Newman understood the Bible as the Word of God that is revealed to men through the writings of other men inspired by the Holy Spirit, and accepted by the Church as part of an inspired canon. As the Word of God, it demands the faith of the reader and his obedience.

St. Paul speaks of the need for faith and of the obedience of faith. Christ speaks of keeping the commandments in order that one might enter into life; and St. James writes that “a man is justified by works and not by faith only.” Newman explains how faith and obedience or works are not opposed to one another:

“To believe is to look beyond this world to God, and to obey is to look beyond this world to God; to believe is of the heart, and to obey is of the heart; to believe is not a solitary act, but a consistent habit of trust; and to obey is not a solitary act, but a consistent habit of doing our duty in all things. I do not say that faith and obedience do not stand for separate ideas in our minds, but they stand for nothing more; they are not divided one from the other in fact. They are but one thing viewed differently.”

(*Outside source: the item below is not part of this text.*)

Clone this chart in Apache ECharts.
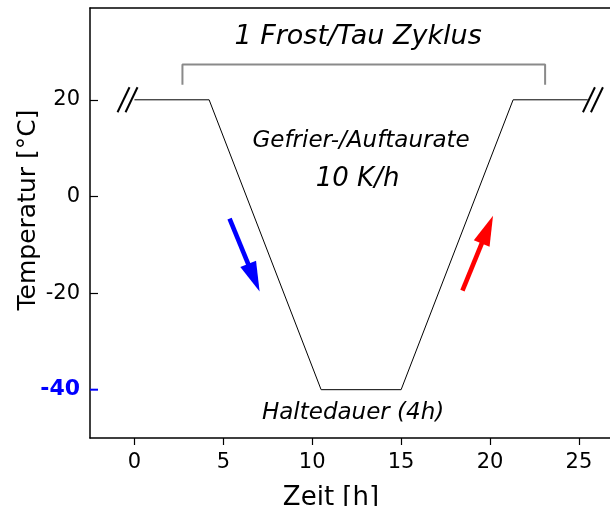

 God is the author of the Scriptures and the inspired writers are secondary authors. There is a unity between what they write and thus they do not contradict themselves. Frequently biblical scholars wishing to identify the background of the authors and the communities for which they wrote, emphasize the differences or even point to supposed conflicts among authors. Newman notes that it would be absurd to set in opposition the teaching of St. Paul with that of Jesus Christ himself in the Gospel.

 “Doubtless those Epistles are inspired by the Holy Spirit: but He was sent from Christ to glorify and illuminate the words of Christ. The two heavenly witnesses cannot speak diversely; faith will listen to them both. Surely our duty is, neither to resist the One nor the Other; but humbly to consider whether there is not some one substantial doctrine which they teach in common (…)”

 Another significant point in Newman’s teaching is that of considering the Bible as a whole. All of the books of the Old Testament and of the New Testament form a unified text. There is a continuity between the Old and the New Testaments, where the Old prepared the New and is fulfilled in the New with the revelation of Jesus Christ. During the 19th and first half of the 20th centuries it was common for biblical scholars to separate the Old and New Testaments. For Newman this did not make sense. His explanation of religious truths often draws from Old Testament passages or shows the connection between the Gospels and Epistles with Old Testament texts. This is the case in his explanation on faith and obedience where he cites the well-known passage of the prophet Habakkuk on two occasions in this sermon: “the just shall live by his faith” (Hab 2:4).

 In the sermon Faith and Obedience, St. John Henry Newman thus identifies one of the central themes in the Bible – faith and obedience: man’s response to God’s revelation and God’s call to the obedience of faith. Through successive covenants, concluding with that of his very Son, God reveals his love for man and asks man for his obedience. Newman also helps us resolve difficulties in our understanding of the Bible by accepting it as the Word of God, rather than of one or another author, but as a unified whole. With these admonitions in mind, read the Bible and let the plain meaning speak to you through faith; do not be overly concerned with things that might seem as contradictions. Listen to St. John Henry Newman and accept what you read as God’s very words.